* **What the task requires**
Extract word for word the lines of the listing from its start to the line holding "import numpy as np", both ends kept; pictures are not part of the copy.

* **Given information**
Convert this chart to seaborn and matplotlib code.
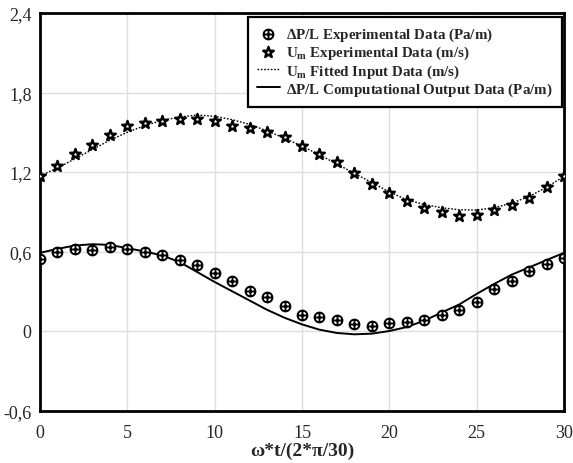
import matplotlib
matplotlib.use("Agg")
import matplotlib.pyplot as plt
from matplotlib.path import Path
import seaborn as sns
import pandas as pd
import numpy as np

# ---- data ----
t = list(range(0, 31))
dp_exp = [0.543, 0.594, 0.619, 0.614, 0.636, 0.619, 0.594, 0.574, 0.536, 0.498,
          0.435, 0.375, 0.304, 0.259, 0.186, 0.121, 0.103, 0.083, 0.053, 0.040,
          0.060, 0.065, 0.083, 0.121, 0.161, 0.221, 0.317, 0.380, 0.450, 0.508, 0.549]
um_exp = [1.172, 1.243, 1.336, 1.406, 1.481, 1.547, 1.567, 1.585, 1.598, 1.600,
          1.583, 1.545, 1.530, 1.504, 1.467, 1.399, 1.336, 1.273, 1.190, 1.109,
          1.039, 0.981, 0.928, 0.896, 0.870, 0.875, 0.915, 0.951, 1.006, 1.087, 1.167]
um_fit = [1.17, 1.23, 1.30, 1.37, 1.44, 1.50, 1.55, 1.59, 1.615, 1.63,
          1.62, 1.595, 1.56, 1.51, 1.455, 1.395, 1.33, 1.26, 1.19, 1.12,
          1.05, 0.99, 0.955, 0.93, 0.915, 0.913, 0.93, 0.965, 1.015, 1.085, 1.167]
dp_comp = [0.59, 0.62, 0.645, 0.655, 0.65, 0.625, 0.60, 0.57, 0.52, 0.445,
           0.37, 0.30, 0.23, 0.16, 0.10, 0.05, 0.01, -0.015, -0.025, -0.02,
           0.0, 0.03, 0.078, 0.14, 0.20, 0.28, 0.355, 0.425, 0.48, 0.535, 0.59]
xticks = [0, 5, 10, 15, 20, 25, 30]
yticks = [-0.6, 0, 0.6, 1.2, 1.8, 2.4]
ytick_labels = ["-0,6", "0", "0,6", "1,2", "1,8", "2,4"]

labels = [r"$\mathbf{\Delta}$P/L Experimental Data (Pa/m)",
          r"U$_{\mathbf{m}}$ Experimental Data (m/s)",
          r"U$_{\mathbf{m}}$ Fitted Input Data (m/s)",
          r"$\mathbf{\Delta}$P/L Computational Output Data (Pa/m)"]

df = pd.DataFrame({"t": t, "dp_exp": dp_exp, "um_exp": um_exp,
                   "um_fit": um_fit, "dp_comp": dp_comp})

# crossed-circle marker path
circ = Path.unit_circle()
cross = Path([(-1, 0), (1, 0), (0, -1), (0, 1)],
             [Path.MOVETO, Path.LINETO, Path.MOVETO, Path.LINETO])
oplus = Path.make_compound_path(circ, cross)

sns.set_style("whitegrid")
plt.rcParams['font.family'] = ['Liberation Serif', 'DejaVu Serif']
plt.rcParams['mathtext.fontset'] = 'custom'
plt.rcParams['mathtext.rm'] = 'Liberation Serif:bold'
plt.rcParams['mathtext.bf'] = 'Liberation Serif:bold'
plt.rcParams['mathtext.it'] = 'Liberation Serif:bold:italic'

fig = plt.figure(figsize=(5.73, 4.64), dpi=100)
ax = fig.add_axes([40/573, 1 - 411.5/464, (564-40)/573, (411.5-14)/464])

sns.lineplot(data=df, x="t", y="um_fit", ax=ax, color="black", lw=1.0,
             linestyle=(0, (1.2, 1.2)), label=labels[2], zorder=2)
sns.lineplot(data=df, x="t", y="dp_comp", ax=ax, color="black", lw=1.4,
             label=labels[3], zorder=2)
sns.scatterplot(data=df, x="t", y="dp_exp", ax=ax, marker=oplus, s=50,
                facecolor="white", edgecolor="black", linewidth=1.4,
                label=labels[0], zorder=3)
sns.scatterplot(data=df, x="t", y="um_exp", ax=ax, marker="*", s=65,
                facecolor="white", edgecolor="black", linewidth=1.7,
                label=labels[1], zorder=3)

ax.set_xlim(0, 30)
ax.set_ylim(-0.6, 2.4)
ax.set_xticks(xticks)
ax.set_yticks(yticks)
ax.set_yticklabels(ytick_labels)
ax.tick_params(labelsize=13, length=0)
ax.tick_params(axis="x", pad=10)
ax.tick_params(axis="y", pad=6)
ax.set_xlabel(r"ω*t/(2*π/30)", fontsize=14, fontweight="bold", labelpad=0)
ax.set_ylabel("")
ax.grid(True, color="#dddddd", lw=1.0)
for s in ax.spines.values():
    s.set_color("black")
    s.set_linewidth(2.0)

handles, labs = ax.get_legend_handles_labels()
order = [labs.index(l) for l in labels]
leg = ax.legend([handles[i] for i in order], [labs[i] for i in order],
                loc="upper right", bbox_to_anchor=(562/573, 1 - 18/464),
                bbox_transform=fig.transFigure,
                prop={"family": "Liberation Serif", "weight": "bold", "size": 10.8},
                frameon=True, fancybox=False, framealpha=1, edgecolor="black",
                handlelength=1.5, handletextpad=0.45, borderpad=0.6,
                labelspacing=0.05, borderaxespad=0.0)
leg.get_frame().set_linewidth(1.6)

fig.savefig("out.png", dpi=100)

* **Problem solution**
Convert this chart to seaborn and matplotlib code.
import matplotlib
matplotlib.use("Agg")
import matplotlib.pyplot as plt
from matplotlib.path import Path
import seaborn as sns
import pandas as pd
import numpy as np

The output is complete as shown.